Paris has been chattering all week about the empty creative director seat at Givenchy, tossing out names and wondering about timelines. The studio team was responsible for this collection. Givenchy has been through so many hands in the last decade—Riccardo Tisci, Clare Waight Keller, Matthew M. Williams—that the audience has lost its handle on what Hubert de Givenchy stands for, but that’s not a problem the in-house designers suffer from.
This show started off promising, with a cocktail dress swirling with densely embroidered silver beads, a narrow train trailing behind it: that was a reminder to those who may have forgotten that this house has a couture atelier. What followed was a decorous, if not daring, collection of elegant tailored suits and evening dresses, the former distinguished by fabric-covered buttons and the pinkie rings looped through a button-hole on the lapel, and the latter often embellished with a swoop of fabric at the neckline or across the back, a subtle but not uninteresting detail pulled from the house archives. On a few other dresses, a draped, doubled waistline evoked a basque silhouette, another hallmark of the founder’s era.

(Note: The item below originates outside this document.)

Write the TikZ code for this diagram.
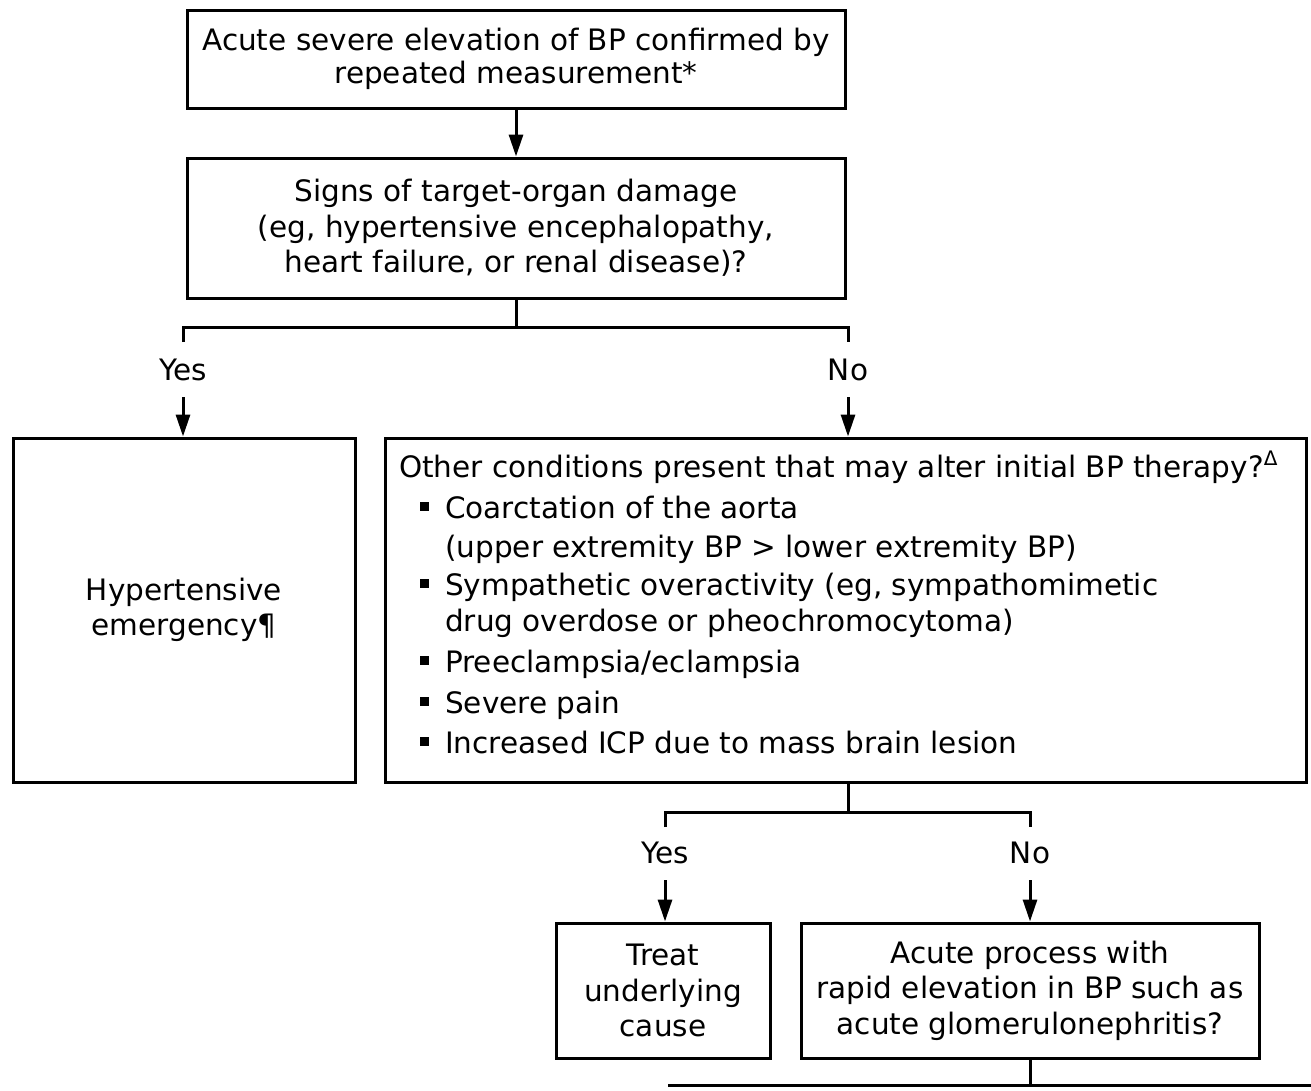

Coats followed the same playbook, respectful of Givenchy’s polished, classic codes. (The men’s collection shown in January was significantly more irreverent.) Among the coats, a double-breasted beetle backed trench looked the most contemporary; you could see heads swiveling with that one. Of course, a new creative director could come in, put aside the house’s history and find success that way. That’s how Tisci did it and he stayed 12 years. But for the moment, this was a collection that will find a market.